Some of this love for woodland percolates down into the way I garden. Mimicking the woodland glade, I grow layers of native trees, shrubs and herbaceous plants to create a web, or food chain for wildlife to feed from and live among. If all of us gardened for wildlife, we could create a network of mini forests outside our back door, all over the world. 

For this reason, I was desperate to visit Costa Rica, a place prized for its pristine rainforest and abundant wildlife. I wanted to immerse myself in jungle life, looking out for rainbow-coloured birds, elusive sloths and howler monkeys as I journeyed through the rainforest.

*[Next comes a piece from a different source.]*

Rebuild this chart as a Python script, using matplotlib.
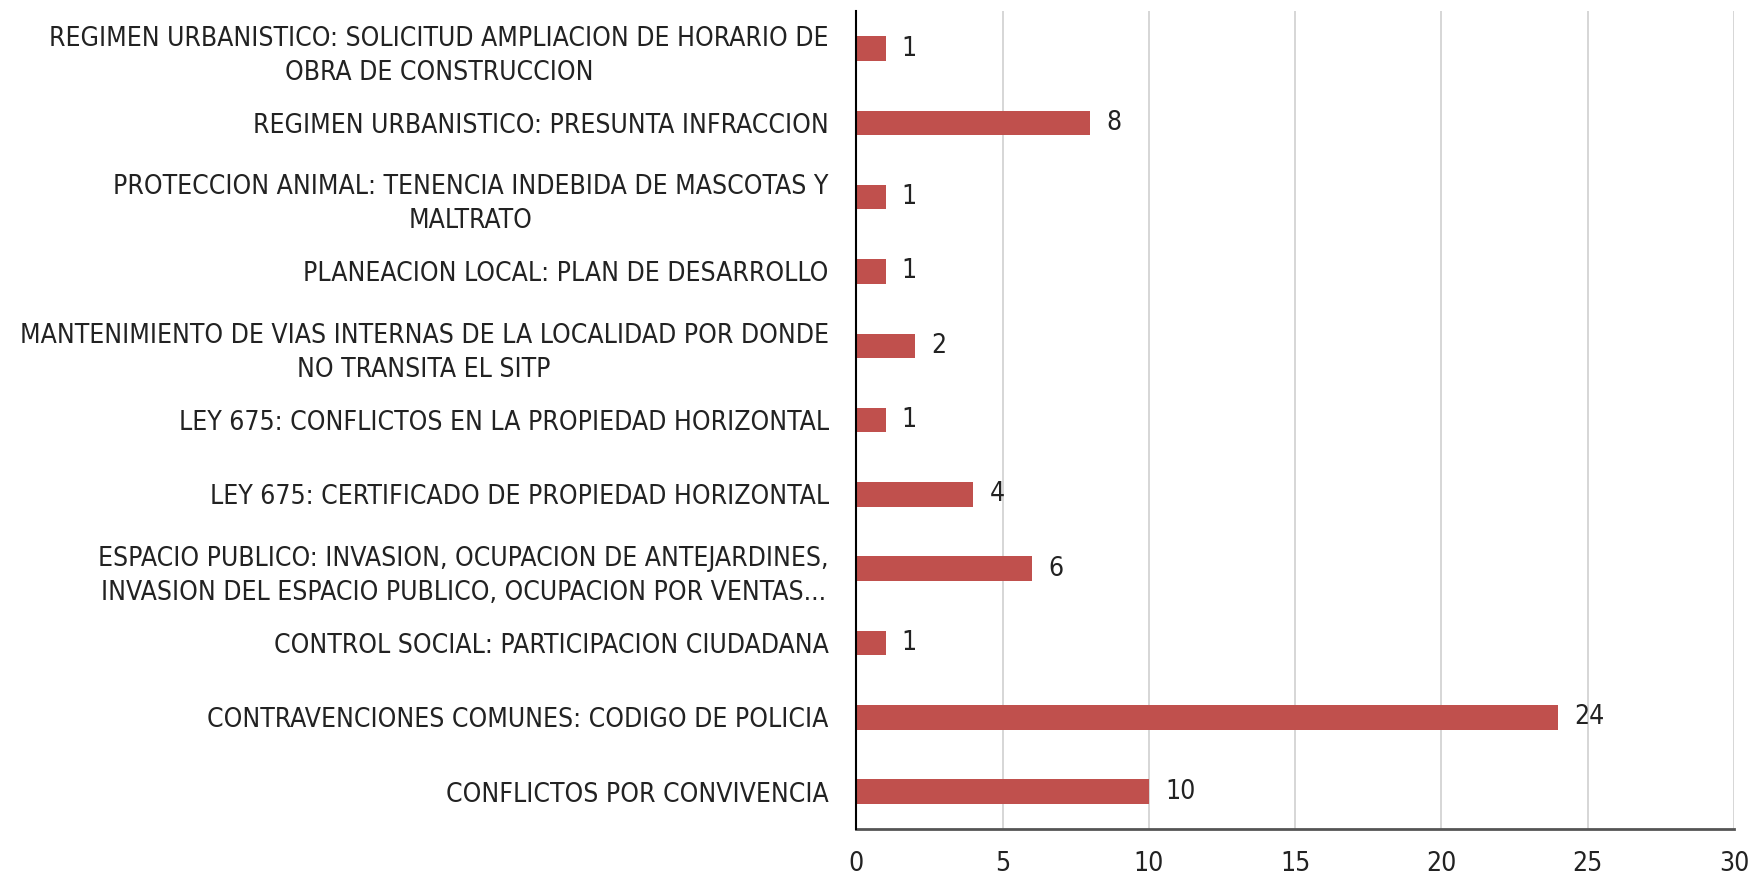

“Costa Rica taught me hope. The cities are busy, the beaches packed with tourists, but everything else is still alive with nature.”

by Kate Bradbury

I finally began with a trip along the Osa Peninsula, a large swathe of rainforest in the southernmost region, where jaguars and tapirs roam and access to humans is limited. I stayed in wooden lodges — open to the elements — and fell asleep at night to the sound of bats flitting around me. I took a seven-hour jungle tour with a guide, where we found tropical birds, trees that had been ‘eaten inside out’ by parasitic vines and listened to the calls of howler monkeys; I loved the howler monkeys most of all.

From the Osa Peninsula, I travelled north to Costa Rica’s cloud forest — a very different type of forest to that which most of us are accustomed to. It sits at a higher altitude than rainforest, literally in the clouds. Here, I found very different sorts of creatures, too: sloths and hummingbirds, as well as marvellous curtains of moss and epiphytes that hung from the trees. 

In contrast with the rest of the world, Costa Rica is investing in its forests. It leads our planet in areas of sustainability and biodiversity, and plans to be carbon neutral by 2050. After years of deforestation, it’s working to recover land with trees and has doubled the nation’s forested areas in the past 30 years. 

At home, I strive to encourage gardeners to make habitats for wildlife, to help compensate for the degradation of British countryside and the loss of habitats like woodland. Sometimes, I feel I’m fighting a battle I’ll never win, that no amount of wildlife gardening will compensate for the gradual depletion of our natural world. 

But Costa Rica taught me hope. The cities are still busy, the beaches that remain might be filled with tourists, but everything else is alive with nature. Imagine, if we invested in the natural world as much as Costa Rica does, what could our country look like?